Since the rise of email as the business world’s primary mode of correspondence, courts and counsel have introduced and improved the rules and tools “e-discovery.” But now text messages (or SMS) have led to “a glut of less formal (and less cautious) ‘instant’ communications as a supplement to, or replacement of, traditional email,” write Ryan G. Pitman and James M. Paulino II, partners in the firm’s Business and Commercial Practice Group. As recent court decisions confirm, “[t]exts are discoverable, and failure to plan accordingly may result in damaging admissions, adverse inferences, or worse.”

“Several related factors have kept SMS e-discovery from becoming a commonplace practice to date,” Ryan and Jimmy explain: “unfamiliarity with SMS data management, fear of reciprocal demands for SMS data, and the general objection that it presents an undue burden under discovery principles of proportionality and reasonableness.” But because of the ubiquity of text messages in business, litigants are increasingly willing to demand SMS e-discovery, and courts are “unlikely to accept a blanket objection based on undue burden.”

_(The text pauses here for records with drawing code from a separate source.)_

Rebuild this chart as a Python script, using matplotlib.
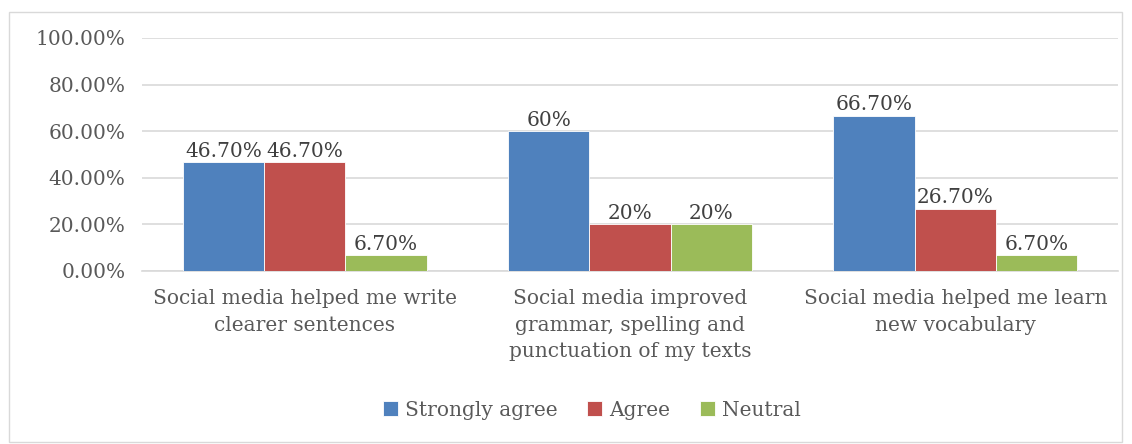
import matplotlib.pyplot as plt
import numpy as np
from matplotlib.patches import Rectangle

categories = [
    "Social media helped me write\nclearer sentences",
    "Social media improved\ngrammar, spelling and\npunctuation of my texts",
    "Social media helped me learn\nnew vocabulary",
]
series_names = ["Strongly agree", "Agree", "Neutral"]
strongly_agree = [46.7, 60.0, 66.7]
agree = [46.7, 20.0, 26.7]
neutral = [6.7, 20.0, 6.7]
value_labels = [
    ["46.70%", "60%", "66.70%"],
    ["46.70%", "20%", "26.70%"],
    ["6.70%", "20%", "6.70%"],
]
y_ticks = [0, 20, 40, 60, 80, 100]
y_tick_labels = ["0.00%", "20.00%", "40.00%", "60.00%", "80.00%", "100.00%"]

colors = ["#4f81bd", "#c0504d", "#9bbb59"]
text_color = "#595959"
fs = 14.5
plt.rcParams["font.family"] = ["DejaVu Serif"]

fig = plt.figure(figsize=(11.32, 4.44), dpi=100)
fig.patches.append(Rectangle((9 / 1132, 2 / 444), 1113 / 1132, 430 / 444,
                             transform=fig.transFigure, fill=False,
                             edgecolor="#d9d9d9", linewidth=1.0))
ax = fig.add_axes([142 / 1132, 1 - 271 / 444, 976 / 1132, 233 / 444])

x = np.arange(len(categories))
width = 0.25
all_series = [strongly_agree, agree, neutral]
for i, (vals, name, col) in enumerate(zip(all_series, series_names, colors)):
    pos = x + (i - 1) * width
    bars = ax.bar(pos, vals, width, color=col, label=name, zorder=3,
                  edgecolor="white", linewidth=0.6)
    for b, lab in zip(bars, value_labels[i]):
        ax.text(b.get_x() + b.get_width() / 2, b.get_height() + 0.6, lab,
                ha="center", va="bottom", fontsize=fs, color="#404040")

ax.set_xlim(-0.5, len(categories) - 0.5)
ax.set_ylim(0, 100)
ax.set_yticks(y_ticks)
ax.set_yticklabels(y_tick_labels, fontsize=fs, color=text_color)
ax.set_xticks(x)
ax.set_xticklabels(categories, fontsize=fs, color=text_color, linespacing=1.5)
ax.tick_params(axis="both", length=0)
ax.tick_params(axis="y", pad=12)
ax.tick_params(axis="x", pad=13)
ax.yaxis.grid(True, color="#d9d9d9", linewidth=1.2, zorder=0)
ax.set_axisbelow(True)
for s in ["top", "right", "left"]:
    ax.spines[s].set_visible(False)
ax.spines["bottom"].set_color("#d9d9d9")
ax.spines["bottom"].set_linewidth(1.2)

leg = fig.legend(loc="center", bbox_to_anchor=(592 / 1132, 1 - 410 / 444),
                 ncol=3, frameon=False, fontsize=fs, handlelength=0.75,
                 handleheight=0.75, handletextpad=0.35, columnspacing=1.45)
for t in leg.get_texts():
    t.set_color(text_color)

fig.savefig("out.png", dpi=100)
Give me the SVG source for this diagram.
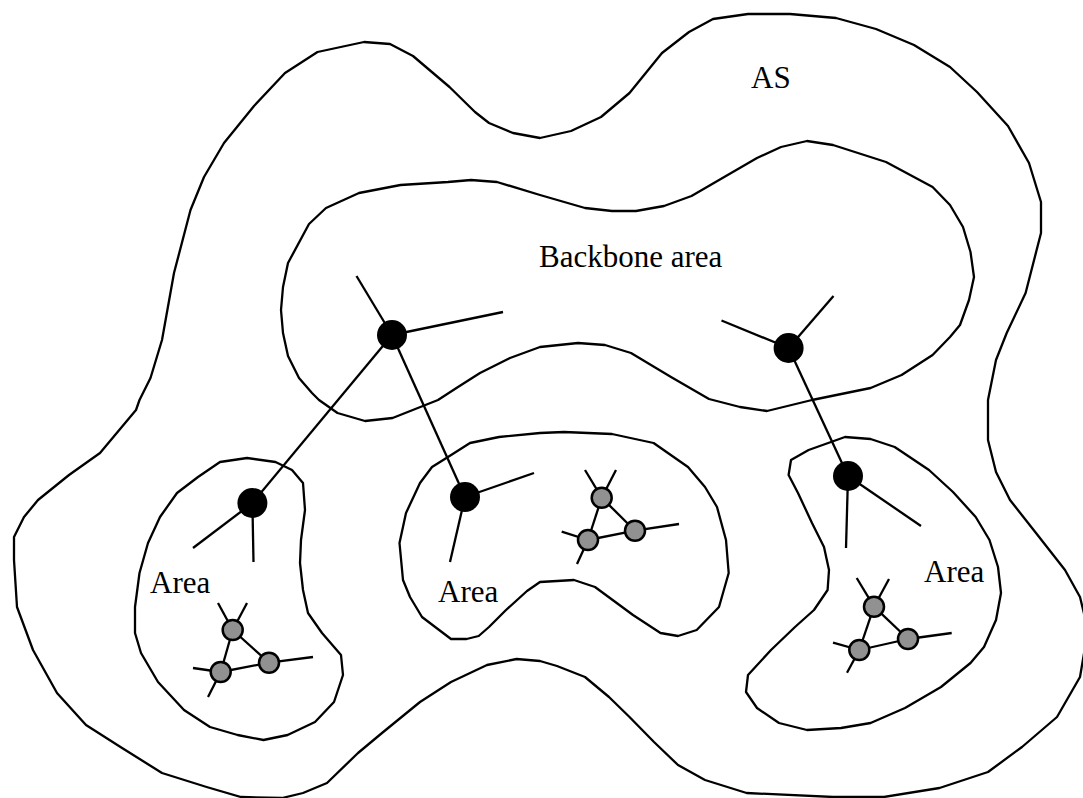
<svg xmlns="http://www.w3.org/2000/svg" width="1083" height="798" viewBox="0 0 1083 798">
<style>
.outline{fill:none;stroke:#000;stroke-width:2.3;stroke-linejoin:round}
.link{stroke:#000;stroke-width:2.3;fill:none;stroke-linecap:butt}
.router{fill:#000}
.host{fill:#919191;stroke:#000;stroke-width:2.5}
.label{font-family:"Liberation Serif","Times New Roman",serif;font-size:31px;fill:#000}
</style>
<rect width="1083" height="798" fill="#fff"/>
<g id="as-region">
<polygon class="outline" points="139.5,400 150.5,378 162,340 174,273 190.5,210 204,177 224,143 254,106 285,73 317.5,52 364,42 390,44 413,56 449.5,87 475,112 489,123 513,133 540,138 571,131 601,117 629.5,93 662,53 689,32 713,19 748,14 790,14 836,18 876,29 914,45 950,67 977,92 1008,126 1029,163 1041,202 1041,233 1025.6,293 1006.7,333 996,360 988,400 988,440 996,472 1010,500 1036,533 1065,570 1080,597 1088,630 1080,677 1057,717 1022,747 988,772 939.5,788 884,797 833,797 746.6,793 705,780 678,765 654,742 629.5,717 609,697 585,677 557,666 540,661 516.6,659 487,665 451,682 420,702 382,733 358,753 327,783 303,793 282,798 241,797 206.6,787 162,773 120.5,747 86,725 57,693 33,650 17,607 14,560 14,537 24,517 38,500 69,475 100,453 136,410"/>
<text class="label" x="751" y="88">AS</text>
</g>
<g id="backbone-area">
<polygon class="outline" points="359,193 400.5,185 448,182 471,180 497,182 540,195 585,208 612,211 636,211 664,206 691.5,196 722.5,178 757,158 781,147 807,141 833,145 886,162 932.6,187 950,205 963,227 970.5,252 974,277 969,300 960,325 950,337 932.6,355 901.6,375 870.6,388 812,400 767,411 740,407 709,399 671,377 631,353 605,345 578,343 540,347 510,358 480,373 458,387 438,400 392.6,418 365,421 337.5,413 319,400 312,393 299,378 288,356 283,333 281,310 283,287 288,263 309,224 326,208"/>
<text class="label" x="539" y="266.5">Backbone area</text>
</g>
<g id="area-left">
<polygon class="outline" points="220,462 247,458 275.5,462 292,470 303,483 305,510 301,540 300,563 303,590 308,613 322,633 341,655 343,675 334,702 315,722 287.6,735 263.5,740 237.6,735 210,727 184,710 158,682 141,653 135,633 135,607 139.5,573 148,543 160,517 177,493 198,477"/>
<text class="label" x="150" y="593">Area</text>
</g>
<g id="area-middle">
<polygon class="outline" points="540,433 564,432 612,434 653.6,443 688,467 705,487 717,507 726,540 728.7,573 719,607 696.7,630 678,636 660.5,633 633,615 595,587 574,580 540,582 527,591 506,610 489,627 478.7,636 466.6,639 451,639 422,617 410,597 403,580 399.5,543 406,513 420,483 432,467 448,457 470,443 499,437"/>
<text class="label" x="438" y="602">Area</text>
</g>
<g id="area-right">
<polygon class="outline" points="791,460 808.6,450 845,437 870.6,439 894.7,447 929,470 953,492 975.7,517 989.5,540 998,567 1001,593 996,620 984,647 970.5,663 941,687 905,708 870.6,723 841,728 807,730 779,723 757,708 746,692 748,675 771,650 795,627 814,610 827.6,590 829,570 824,547 812,523 798,493 788.6,475"/>
<text class="label" x="924" y="582">Area</text>
</g>
<g id="connectors">
<line class="link" x1="392" y1="335" x2="356.5" y2="276"/>
<line class="link" x1="392" y1="335" x2="503" y2="312"/>
<line class="link" x1="392" y1="335" x2="252.4" y2="503"/>
<line class="link" x1="392" y1="335" x2="465" y2="497"/>
<line class="link" x1="788.6" y1="348" x2="721.5" y2="320.5"/>
<line class="link" x1="788.6" y1="348" x2="833.5" y2="296"/>
<line class="link" x1="788.6" y1="348" x2="848" y2="476"/>
<line class="link" x1="252.4" y1="503" x2="193" y2="548"/>
<line class="link" x1="252.4" y1="503" x2="253.5" y2="562"/>
<line class="link" x1="465" y1="497" x2="534" y2="473"/>
<line class="link" x1="465" y1="497" x2="450" y2="562"/>
<line class="link" x1="848" y1="476" x2="846" y2="548"/>
<line class="link" x1="848" y1="476" x2="921" y2="526"/>
<line class="link" x1="232.7" y1="630" x2="218" y2="603"/>
<line class="link" x1="232.7" y1="630" x2="247" y2="603"/>
<line class="link" x1="232.7" y1="630" x2="220.7" y2="672"/>
<line class="link" x1="232.7" y1="630" x2="269" y2="662.7"/>
<line class="link" x1="220.7" y1="672" x2="269" y2="662.7"/>
<line class="link" x1="269" y1="662.7" x2="313" y2="657"/>
<line class="link" x1="220.7" y1="672" x2="193" y2="668"/>
<line class="link" x1="220.7" y1="672" x2="208" y2="697"/>
<line class="link" x1="601.7" y1="497.7" x2="585" y2="470"/>
<line class="link" x1="601.7" y1="497.7" x2="616" y2="470"/>
<line class="link" x1="601.7" y1="497.7" x2="588" y2="540"/>
<line class="link" x1="601.7" y1="497.7" x2="635" y2="530.7"/>
<line class="link" x1="588" y1="540" x2="635" y2="530.7"/>
<line class="link" x1="635" y1="530.7" x2="679" y2="524"/>
<line class="link" x1="588" y1="540" x2="561.7" y2="531.7"/>
<line class="link" x1="588" y1="540" x2="577" y2="564"/>
<line class="link" x1="874" y1="606.7" x2="856.7" y2="578"/>
<line class="link" x1="874" y1="606.7" x2="889" y2="579"/>
<line class="link" x1="874" y1="606.7" x2="859.3" y2="650"/>
<line class="link" x1="874" y1="606.7" x2="908" y2="639"/>
<line class="link" x1="859.3" y1="650" x2="908" y2="639"/>
<line class="link" x1="908" y1="639" x2="951.7" y2="633"/>
<line class="link" x1="859.3" y1="650" x2="833" y2="642.7"/>
<line class="link" x1="859.3" y1="650" x2="847" y2="672.7"/>
</g>
<g id="router-backbone-1"><circle class="router" cx="392" cy="335" r="15"/></g>
<g id="router-backbone-2"><circle class="router" cx="788.6" cy="348" r="15"/></g>
<g id="router-left"><circle class="router" cx="252.4" cy="503" r="15"/></g>
<g id="router-middle"><circle class="router" cx="465" cy="497" r="15"/></g>
<g id="router-right"><circle class="router" cx="848" cy="476" r="15"/></g>
<g id="host-left-1"><circle class="host" cx="232.7" cy="630" r="10"/></g>
<g id="host-left-2"><circle class="host" cx="220.7" cy="672" r="10"/></g>
<g id="host-left-3"><circle class="host" cx="269" cy="662.7" r="10"/></g>
<g id="host-middle-1"><circle class="host" cx="601.7" cy="497.7" r="10"/></g>
<g id="host-middle-2"><circle class="host" cx="588" cy="540" r="10"/></g>
<g id="host-middle-3"><circle class="host" cx="635" cy="530.7" r="10"/></g>
<g id="host-right-1"><circle class="host" cx="874" cy="606.7" r="10"/></g>
<g id="host-right-2"><circle class="host" cx="859.3" cy="650" r="10"/></g>
<g id="host-right-3"><circle class="host" cx="908" cy="639" r="10"/></g>
</svg>
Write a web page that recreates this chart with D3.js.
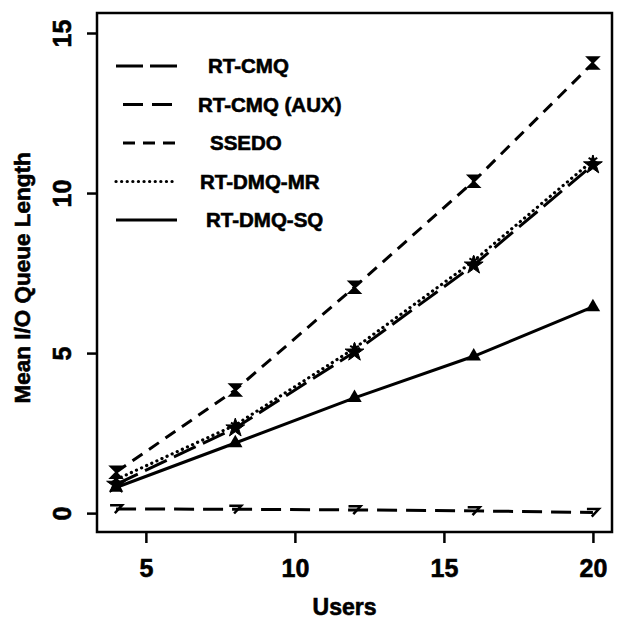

Ryan and Jimmy outline several steps companies can take to “to develop strategies and procedures to manage texting practices, to preserve information on SMS devices, and to develop procedures for SMS data” — all crucial in light of recent court decisions.

“Like email discovery before it, SMS discovery will evolve as the courts shape its parameters and as vendors and counsel develop the tools and procedures to meet this growing need,” they write. “An affirmative, integrated approach will minimize the risks when — not if — employees’ text messages become key evidence.”